• **RECORDED DATA**
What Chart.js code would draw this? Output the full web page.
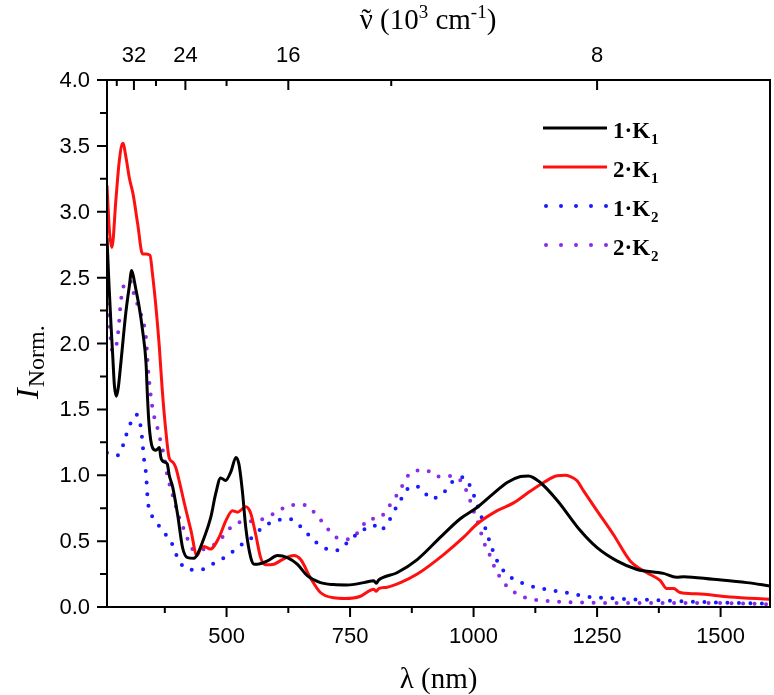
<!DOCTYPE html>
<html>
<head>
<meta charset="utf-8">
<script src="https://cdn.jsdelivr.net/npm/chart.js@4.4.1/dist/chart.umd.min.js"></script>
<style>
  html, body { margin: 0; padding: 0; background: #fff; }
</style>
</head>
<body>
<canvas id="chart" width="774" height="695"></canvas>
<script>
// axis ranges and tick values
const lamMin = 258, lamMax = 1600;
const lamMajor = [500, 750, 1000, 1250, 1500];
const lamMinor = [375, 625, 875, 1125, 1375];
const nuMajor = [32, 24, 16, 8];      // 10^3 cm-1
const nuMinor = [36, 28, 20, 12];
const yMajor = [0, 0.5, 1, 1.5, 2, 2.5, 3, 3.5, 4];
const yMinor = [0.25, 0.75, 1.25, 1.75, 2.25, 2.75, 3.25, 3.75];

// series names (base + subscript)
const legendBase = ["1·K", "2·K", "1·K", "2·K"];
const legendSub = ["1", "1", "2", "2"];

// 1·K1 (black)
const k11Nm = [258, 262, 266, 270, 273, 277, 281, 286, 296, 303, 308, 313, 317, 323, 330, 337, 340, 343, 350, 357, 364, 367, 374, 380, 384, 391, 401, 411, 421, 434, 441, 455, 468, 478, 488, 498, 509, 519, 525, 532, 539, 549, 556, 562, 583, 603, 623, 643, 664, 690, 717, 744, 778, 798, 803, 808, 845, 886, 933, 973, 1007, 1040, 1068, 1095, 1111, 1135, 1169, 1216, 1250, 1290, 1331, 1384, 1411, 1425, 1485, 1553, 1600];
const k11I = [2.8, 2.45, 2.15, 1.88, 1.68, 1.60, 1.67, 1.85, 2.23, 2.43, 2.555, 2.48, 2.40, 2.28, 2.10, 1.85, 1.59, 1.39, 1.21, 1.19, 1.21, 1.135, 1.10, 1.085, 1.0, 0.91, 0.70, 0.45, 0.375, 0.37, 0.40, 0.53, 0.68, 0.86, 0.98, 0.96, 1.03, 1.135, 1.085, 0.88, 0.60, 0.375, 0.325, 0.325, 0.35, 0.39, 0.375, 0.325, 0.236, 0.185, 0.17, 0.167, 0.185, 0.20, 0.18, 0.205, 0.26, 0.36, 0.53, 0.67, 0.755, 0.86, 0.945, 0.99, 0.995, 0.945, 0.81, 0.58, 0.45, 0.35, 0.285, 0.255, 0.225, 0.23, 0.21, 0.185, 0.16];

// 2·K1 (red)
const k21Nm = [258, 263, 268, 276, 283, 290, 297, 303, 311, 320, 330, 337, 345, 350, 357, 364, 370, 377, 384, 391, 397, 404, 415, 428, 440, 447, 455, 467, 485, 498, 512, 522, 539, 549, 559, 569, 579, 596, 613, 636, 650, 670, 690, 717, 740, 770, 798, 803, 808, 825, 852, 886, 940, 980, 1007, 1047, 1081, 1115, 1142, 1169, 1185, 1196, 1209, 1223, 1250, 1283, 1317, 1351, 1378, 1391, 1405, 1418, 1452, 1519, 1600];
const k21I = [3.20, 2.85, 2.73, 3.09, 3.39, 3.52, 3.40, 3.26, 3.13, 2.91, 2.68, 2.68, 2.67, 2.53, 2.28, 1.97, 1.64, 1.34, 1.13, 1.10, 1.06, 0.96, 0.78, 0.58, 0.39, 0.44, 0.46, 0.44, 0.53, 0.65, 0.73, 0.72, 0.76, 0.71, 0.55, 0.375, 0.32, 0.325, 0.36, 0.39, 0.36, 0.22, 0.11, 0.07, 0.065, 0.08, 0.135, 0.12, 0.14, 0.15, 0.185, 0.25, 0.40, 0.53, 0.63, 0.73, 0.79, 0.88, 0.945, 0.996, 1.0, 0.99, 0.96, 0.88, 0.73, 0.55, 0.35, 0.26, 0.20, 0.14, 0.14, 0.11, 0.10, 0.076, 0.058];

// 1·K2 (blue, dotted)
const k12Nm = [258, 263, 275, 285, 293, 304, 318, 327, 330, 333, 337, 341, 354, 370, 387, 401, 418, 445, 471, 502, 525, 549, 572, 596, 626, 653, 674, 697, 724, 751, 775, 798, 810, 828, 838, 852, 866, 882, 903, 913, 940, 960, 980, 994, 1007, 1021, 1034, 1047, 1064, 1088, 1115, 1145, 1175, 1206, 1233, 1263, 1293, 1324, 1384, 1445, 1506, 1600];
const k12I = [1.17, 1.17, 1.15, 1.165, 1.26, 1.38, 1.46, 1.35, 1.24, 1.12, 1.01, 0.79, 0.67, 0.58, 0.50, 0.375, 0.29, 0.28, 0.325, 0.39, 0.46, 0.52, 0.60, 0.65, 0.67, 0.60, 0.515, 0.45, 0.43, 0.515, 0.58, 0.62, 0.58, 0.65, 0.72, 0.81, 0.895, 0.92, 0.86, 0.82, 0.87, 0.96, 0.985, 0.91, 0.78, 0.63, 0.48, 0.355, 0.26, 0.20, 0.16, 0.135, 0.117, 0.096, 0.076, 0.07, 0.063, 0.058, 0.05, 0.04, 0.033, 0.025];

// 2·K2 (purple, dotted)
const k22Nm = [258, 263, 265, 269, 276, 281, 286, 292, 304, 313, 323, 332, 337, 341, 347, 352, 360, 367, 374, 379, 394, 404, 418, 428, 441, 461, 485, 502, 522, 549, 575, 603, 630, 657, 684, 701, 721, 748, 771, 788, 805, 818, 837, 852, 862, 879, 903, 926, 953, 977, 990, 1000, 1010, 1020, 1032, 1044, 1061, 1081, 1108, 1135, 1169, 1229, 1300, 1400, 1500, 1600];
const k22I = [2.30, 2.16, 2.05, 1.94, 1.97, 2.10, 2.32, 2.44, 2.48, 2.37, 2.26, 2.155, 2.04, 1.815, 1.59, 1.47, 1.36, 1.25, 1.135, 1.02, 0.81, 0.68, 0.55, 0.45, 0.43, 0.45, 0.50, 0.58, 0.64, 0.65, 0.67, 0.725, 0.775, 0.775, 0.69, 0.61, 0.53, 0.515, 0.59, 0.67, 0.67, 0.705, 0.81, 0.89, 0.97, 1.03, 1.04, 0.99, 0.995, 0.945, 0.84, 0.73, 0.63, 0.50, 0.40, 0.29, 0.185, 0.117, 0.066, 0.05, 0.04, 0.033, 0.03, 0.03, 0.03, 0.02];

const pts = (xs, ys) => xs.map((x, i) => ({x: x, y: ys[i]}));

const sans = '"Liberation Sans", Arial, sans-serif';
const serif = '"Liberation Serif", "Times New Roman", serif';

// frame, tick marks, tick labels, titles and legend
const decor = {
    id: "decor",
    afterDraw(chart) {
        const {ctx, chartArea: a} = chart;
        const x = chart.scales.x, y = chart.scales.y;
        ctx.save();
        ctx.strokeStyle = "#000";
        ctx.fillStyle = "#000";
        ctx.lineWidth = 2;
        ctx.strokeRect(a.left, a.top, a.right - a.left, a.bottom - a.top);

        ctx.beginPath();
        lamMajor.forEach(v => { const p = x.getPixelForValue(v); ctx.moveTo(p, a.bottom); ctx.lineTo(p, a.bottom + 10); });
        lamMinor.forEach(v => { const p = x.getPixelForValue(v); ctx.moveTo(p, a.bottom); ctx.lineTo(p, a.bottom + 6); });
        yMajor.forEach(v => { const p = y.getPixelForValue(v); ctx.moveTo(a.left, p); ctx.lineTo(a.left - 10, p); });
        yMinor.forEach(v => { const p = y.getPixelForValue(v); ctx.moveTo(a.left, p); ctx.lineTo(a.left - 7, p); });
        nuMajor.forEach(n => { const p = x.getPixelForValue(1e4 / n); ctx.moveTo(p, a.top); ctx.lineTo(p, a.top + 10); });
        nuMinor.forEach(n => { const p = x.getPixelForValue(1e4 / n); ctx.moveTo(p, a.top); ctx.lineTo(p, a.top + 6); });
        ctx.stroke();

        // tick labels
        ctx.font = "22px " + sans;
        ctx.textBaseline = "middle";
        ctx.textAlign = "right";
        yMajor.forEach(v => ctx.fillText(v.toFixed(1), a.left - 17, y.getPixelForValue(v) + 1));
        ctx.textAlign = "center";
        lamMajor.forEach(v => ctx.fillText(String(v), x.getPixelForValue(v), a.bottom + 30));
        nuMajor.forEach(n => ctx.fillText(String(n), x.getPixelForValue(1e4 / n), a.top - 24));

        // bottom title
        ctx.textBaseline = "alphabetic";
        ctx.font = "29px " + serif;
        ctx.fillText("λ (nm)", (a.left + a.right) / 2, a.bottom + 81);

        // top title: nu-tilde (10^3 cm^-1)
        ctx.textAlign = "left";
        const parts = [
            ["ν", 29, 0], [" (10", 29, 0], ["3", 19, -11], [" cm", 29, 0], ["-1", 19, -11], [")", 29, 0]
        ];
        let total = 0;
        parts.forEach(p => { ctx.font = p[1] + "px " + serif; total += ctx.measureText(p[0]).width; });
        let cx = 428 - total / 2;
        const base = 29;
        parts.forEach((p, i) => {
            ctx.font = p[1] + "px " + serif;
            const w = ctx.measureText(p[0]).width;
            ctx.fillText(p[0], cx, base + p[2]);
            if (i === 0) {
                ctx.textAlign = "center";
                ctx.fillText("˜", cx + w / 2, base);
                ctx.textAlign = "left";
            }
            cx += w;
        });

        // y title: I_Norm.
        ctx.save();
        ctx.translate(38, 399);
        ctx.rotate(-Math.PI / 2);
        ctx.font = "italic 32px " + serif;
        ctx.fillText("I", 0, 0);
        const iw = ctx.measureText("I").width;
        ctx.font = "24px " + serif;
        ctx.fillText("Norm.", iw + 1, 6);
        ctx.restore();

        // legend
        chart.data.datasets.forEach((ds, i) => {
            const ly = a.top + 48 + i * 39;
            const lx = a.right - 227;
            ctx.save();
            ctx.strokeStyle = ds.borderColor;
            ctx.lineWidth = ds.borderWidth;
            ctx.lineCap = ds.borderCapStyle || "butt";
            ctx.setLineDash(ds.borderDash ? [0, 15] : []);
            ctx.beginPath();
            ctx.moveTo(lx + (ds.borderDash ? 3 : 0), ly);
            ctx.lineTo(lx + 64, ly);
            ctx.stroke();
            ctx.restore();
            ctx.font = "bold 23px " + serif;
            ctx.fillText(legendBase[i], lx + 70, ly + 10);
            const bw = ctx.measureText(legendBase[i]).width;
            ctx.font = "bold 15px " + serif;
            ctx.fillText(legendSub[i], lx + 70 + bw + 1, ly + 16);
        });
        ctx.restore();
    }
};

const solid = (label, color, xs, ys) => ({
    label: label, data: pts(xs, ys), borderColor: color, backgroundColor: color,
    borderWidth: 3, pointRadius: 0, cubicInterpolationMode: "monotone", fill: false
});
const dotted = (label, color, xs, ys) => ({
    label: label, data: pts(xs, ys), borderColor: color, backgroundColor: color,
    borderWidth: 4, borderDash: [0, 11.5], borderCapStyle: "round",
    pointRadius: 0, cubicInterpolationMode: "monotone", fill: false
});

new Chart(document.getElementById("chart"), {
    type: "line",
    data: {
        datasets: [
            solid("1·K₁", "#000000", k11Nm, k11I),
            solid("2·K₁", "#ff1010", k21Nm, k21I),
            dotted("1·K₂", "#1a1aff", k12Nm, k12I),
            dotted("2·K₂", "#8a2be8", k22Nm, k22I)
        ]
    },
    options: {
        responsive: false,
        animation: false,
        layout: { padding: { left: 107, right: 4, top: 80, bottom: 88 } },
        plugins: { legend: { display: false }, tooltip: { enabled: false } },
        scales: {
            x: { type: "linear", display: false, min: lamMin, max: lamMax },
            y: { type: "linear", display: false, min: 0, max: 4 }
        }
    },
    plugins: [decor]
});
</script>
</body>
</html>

• **DIRECTIVE**
Starting at the top of the listing above, please restate word for word each line up to and including the one that holds "0.21, 0.185, 0.16];", omitting every image.

• **SOLUTION BELOW**
What Chart.js code would draw this? Output the full web page.
<!DOCTYPE html>
<html>
<head>
<meta charset="utf-8">
<script src="https://cdn.jsdelivr.net/npm/chart.js@4.4.1/dist/chart.umd.min.js"></script>
<style>
  html, body { margin: 0; padding: 0; background: #fff; }
</style>
</head>
<body>
<canvas id="chart" width="774" height="695"></canvas>
<script>
// axis ranges and tick values
const lamMin = 258, lamMax = 1600;
const lamMajor = [500, 750, 1000, 1250, 1500];
const lamMinor = [375, 625, 875, 1125, 1375];
const nuMajor = [32, 24, 16, 8];      // 10^3 cm-1
const nuMinor = [36, 28, 20, 12];
const yMajor = [0, 0.5, 1, 1.5, 2, 2.5, 3, 3.5, 4];
const yMinor = [0.25, 0.75, 1.25, 1.75, 2.25, 2.75, 3.25, 3.75];

// series names (base + subscript)
const legendBase = ["1·K", "2·K", "1·K", "2·K"];
const legendSub = ["1", "1", "2", "2"];

// 1·K1 (black)
const k11Nm = [258, 262, 266, 270, 273, 277, 281, 286, 296, 303, 308, 313, 317, 323, 330, 337, 340, 343, 350, 357, 364, 367, 374, 380, 384, 391, 401, 411, 421, 434, 441, 455, 468, 478, 488, 498, 509, 519, 525, 532, 539, 549, 556, 562, 583, 603, 623, 643, 664, 690, 717, 744, 778, 798, 803, 808, 845, 886, 933, 973, 1007, 1040, 1068, 1095, 1111, 1135, 1169, 1216, 1250, 1290, 1331, 1384, 1411, 1425, 1485, 1553, 1600];
const k11I = [2.8, 2.45, 2.15, 1.88, 1.68, 1.60, 1.67, 1.85, 2.23, 2.43, 2.555, 2.48, 2.40, 2.28, 2.10, 1.85, 1.59, 1.39, 1.21, 1.19, 1.21, 1.135, 1.10, 1.085, 1.0, 0.91, 0.70, 0.45, 0.375, 0.37, 0.40, 0.53, 0.68, 0.86, 0.98, 0.96, 1.03, 1.135, 1.085, 0.88, 0.60, 0.375, 0.325, 0.325, 0.35, 0.39, 0.375, 0.325, 0.236, 0.185, 0.17, 0.167, 0.185, 0.20, 0.18, 0.205, 0.26, 0.36, 0.53, 0.67, 0.755, 0.86, 0.945, 0.99, 0.995, 0.945, 0.81, 0.58, 0.45, 0.35, 0.285, 0.255, 0.225, 0.23, 0.21, 0.185, 0.16];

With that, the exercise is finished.